Just nine months later, Kerouac publishes
On the Road and becomes the most visible figure of the Beat generation. For the next two years, Johnson, who is hard at work on a novel of her own, is known only as Kerouac’s girlfriend. It is a heavy responsibility. Kerouac quickly tires of fame, his drinking worsens, and Johnson finds herself charged with the responsibility of telling him when “it is time to go home.” She is his friend, adviser, cheerleader, but she is not the love of his life. Kerouac reserves his passion for dark-haired women. Nor is she his fellow-artist. For Kerouac and the rest of the Beats, art is a masculine calling.

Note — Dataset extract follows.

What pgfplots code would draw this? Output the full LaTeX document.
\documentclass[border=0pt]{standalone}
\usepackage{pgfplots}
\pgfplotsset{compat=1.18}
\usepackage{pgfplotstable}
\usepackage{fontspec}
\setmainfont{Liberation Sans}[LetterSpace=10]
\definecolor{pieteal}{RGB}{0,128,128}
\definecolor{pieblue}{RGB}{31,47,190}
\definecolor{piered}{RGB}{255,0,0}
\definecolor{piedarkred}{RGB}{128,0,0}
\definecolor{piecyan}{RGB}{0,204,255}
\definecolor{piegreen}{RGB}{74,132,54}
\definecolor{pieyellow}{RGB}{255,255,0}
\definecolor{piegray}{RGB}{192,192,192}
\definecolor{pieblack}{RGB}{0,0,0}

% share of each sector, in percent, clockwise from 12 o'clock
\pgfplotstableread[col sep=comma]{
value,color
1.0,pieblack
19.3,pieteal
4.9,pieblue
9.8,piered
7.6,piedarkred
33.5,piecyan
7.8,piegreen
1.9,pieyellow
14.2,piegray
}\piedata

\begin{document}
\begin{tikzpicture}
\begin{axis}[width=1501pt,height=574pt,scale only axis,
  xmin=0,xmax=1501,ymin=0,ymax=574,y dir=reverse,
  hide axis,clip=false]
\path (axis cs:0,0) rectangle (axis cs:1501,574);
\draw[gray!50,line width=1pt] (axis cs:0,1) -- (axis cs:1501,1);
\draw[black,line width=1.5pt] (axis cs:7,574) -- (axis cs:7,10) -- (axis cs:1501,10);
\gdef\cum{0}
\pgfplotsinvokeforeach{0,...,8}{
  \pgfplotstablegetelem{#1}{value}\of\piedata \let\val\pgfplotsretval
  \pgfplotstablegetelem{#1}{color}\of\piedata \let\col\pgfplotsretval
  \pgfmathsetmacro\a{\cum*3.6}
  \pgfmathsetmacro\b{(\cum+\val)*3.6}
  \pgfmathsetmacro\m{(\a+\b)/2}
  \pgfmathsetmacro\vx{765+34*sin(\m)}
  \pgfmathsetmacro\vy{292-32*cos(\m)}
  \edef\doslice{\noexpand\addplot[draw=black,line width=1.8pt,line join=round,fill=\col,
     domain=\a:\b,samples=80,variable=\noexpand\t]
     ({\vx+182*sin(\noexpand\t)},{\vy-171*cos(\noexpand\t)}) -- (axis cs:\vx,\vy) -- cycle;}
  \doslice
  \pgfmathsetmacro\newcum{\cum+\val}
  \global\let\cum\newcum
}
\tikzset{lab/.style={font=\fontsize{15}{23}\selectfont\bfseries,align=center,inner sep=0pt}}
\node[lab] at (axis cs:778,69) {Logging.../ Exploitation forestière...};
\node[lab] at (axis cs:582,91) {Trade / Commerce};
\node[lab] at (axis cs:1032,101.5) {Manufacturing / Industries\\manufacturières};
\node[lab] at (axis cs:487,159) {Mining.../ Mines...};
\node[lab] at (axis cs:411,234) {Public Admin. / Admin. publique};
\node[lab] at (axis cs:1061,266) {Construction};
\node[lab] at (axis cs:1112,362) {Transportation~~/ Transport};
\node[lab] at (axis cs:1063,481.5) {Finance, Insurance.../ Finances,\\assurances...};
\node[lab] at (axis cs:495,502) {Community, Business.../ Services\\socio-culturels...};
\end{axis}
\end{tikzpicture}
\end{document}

Instead, Johnson listens to endless stories culled from Kerouac’s travels and nights of hard drinking, stories “of a hundred small occasions when in the ripening atmosphere of some midnight or endless beery afternoon came the moment when the absolutely right and perfect, irreducibly masculine thing was said or demonstrated unforgettably—an illumination worth waiting hours for.”
Hemmed in by the dominant assumptions of the era, Johnson finds herself accepting the narrative that “the heightened moment, intensity for its own sake” is something men “apparently find only when they’re with each other.”
Writing her memoir, Johnson offers a corrective. Alongside her own story, she portrays the women of the Beat generation, too often regarded simply as helpmeets, destined to pick up a male artist, “straighten him out a little, clean up the studio, contribute to the rent, have a baby or two, become one of those weary, quiet, self-sacrificing, widely respected women brought by their men to the Cedar on occasional Saturday nights in their limp thrift-shop dresses made interesting with beads. Even a very young women can achieve old-ladyhood, become the mainstay of someone else's self-destructive genius.”
She traces the lives of her friends Elise Cowen and Hetty Cohen. Cowen’s life leads her down a dark road of drug addiction to eventual suicide. Cohen married the black poet LeRoi Jones, faithfully supporting him in the creation of his work, only to be left with her two children by him when the assassination of Malcolm X caused Jones—now Amiri Baraka—to reject his ties to his white wife.
Reflecting on her experiences, Johnson feels grateful for the “permanent sense of impermanence” her youth imparted to her. She has managed to retain her youthful “sense of expectancy” but she also knows that expectancy is to some extent simply a condition of youth and not the same thing as optimism or excitement for the future.